Non riesce l’ultima impresa al Marocco, che perde due a uno contro la Croazia e non conquista un podio che sarebbe stato da un lato meritato e dall’altro un segnale importante per il calcio africano che sarebbe andato per la prima volta in un Mondiale “a medaglia“. Ci hanno provato fino all’ultimo gli uomini di Regragui non riuscendo nell’impresa per i meriti della Croazia ovviamente, ma anche per stanchezza e parecchia sfortuna. Un cerchio che si chiude da dove era iniziato: dalla Croazia, avversario dei Leoni dell’Atlante nella gare d’esordio di questo mondiale, gara in cui Zyech e compagni hanno cominciato a far vedere che col Marocco non si scherza. Peccato per gli infortuni: non ce la fanno Aguerd, Saiss e Mazraoui e a sorpresa va fuori la scoperta forse più lieta dei Leoni dell’Atlante, Ounahi, e gioca dall’inizio El Khanouss che non aveva neanche un minuto all’attivo in questo Mondiale.

Dopo sette minuti però la Croazia è già in vantaggio con un capolavoro su schema propiziato da Modric: Perisic attrae su di sé tutta la difesa e di testa mette al centro per Gvardiol che ancora di testa in tuffo spedisce sull’angolo lontano. Passa un minuto solo e il Marocco pareggia, ancora sugli sviluppi di un calcio piazzato: Zyech la mette dentro e la palla arriva a Dari che insacca. Quando la gara poi si stabilizza il Marocco assume il solito atteggiamento: linee corte e ripartenze veloci sugli esterni, niente stravaganze, segno che il “comunque vada sarà un successo” non è minimamente da prendere in considerazione. Proprio su una ripartenza Hakimi mette in mezzo per En Nesyri che dovrebbe solo toccarla per buttarla in porta, ma il centravanti del Siviglia è in anticipo e il pallone gli passa dietro. Per quanto il Marocco sia una squadra di “reazione” più che di palleggio, come dichiarato apertamente anche dall’allenatore Regragui gioca bene nello stretto (e dire che aveva El Khanouss in panchina, che a 18 anni vede gli spazi come un veterano) e ha ottime qualità anche nel palleggiare. Insomma, alla settima partita e qualora ce ne fosse ancora bisogno pare evidente che il Marocco non sia Hakimi, Zyech e altri otto, ma una eccezionale covata di talenti (messi insieme con lungimiranza e furbizia anche, questo sì) che può andare oltre l’etichetta di “sorpresa del mondiale“.

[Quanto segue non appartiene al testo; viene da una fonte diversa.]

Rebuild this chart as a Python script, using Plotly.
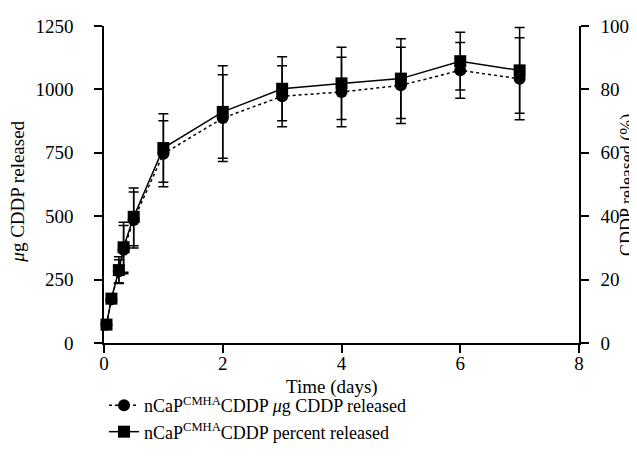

Nel momento migliore del Marocco però, al 42esimo su una palla persa arriva il gol della Croazia, ancora una volta con un capolavoro: il tocco morbido di Orsic dalla sinistra è una carezza su cui Bounou non può nulla. In svantaggio nel secondo tempo Regragui manda dentro Ounahi e deve far fronte alla maledizione dei centrali che continua visto che si infortuna anche Dari, sostituito da Benoun e addirittura anche El Yamiq che costringe Amrabat a retrocedere sulla linea dei difensori. Il Marocco spinge ma la Croazia chiude bene, sia con Gvardiol, ancora sugli scudi che col portiere Livakovic, perfetto su En Nesyri. Ma è stanco il Marocco tra infortuni e la cavalcata che l’ha portato a giocare sette partite in questo Mondiale contro ogni pronostico, e rischia di capitolare quando Kovacic si inventa una grandissima giocata e quasi costringe Amrabat, difensore improvvisato, all’autogol. Vani gli ultimi assalti del Marocco, per quanto generosi: En Nesyri va vicinissimo al gol al sesto di recupero, ma il suo colpo di testa va di un soffio alto. Il pubblico marocchino apprezza e fa festa comunque, a ragione: quei ragazzi li hanno resi spettatori per gli almanacchi della storia. E di fatto di una bellissima storia.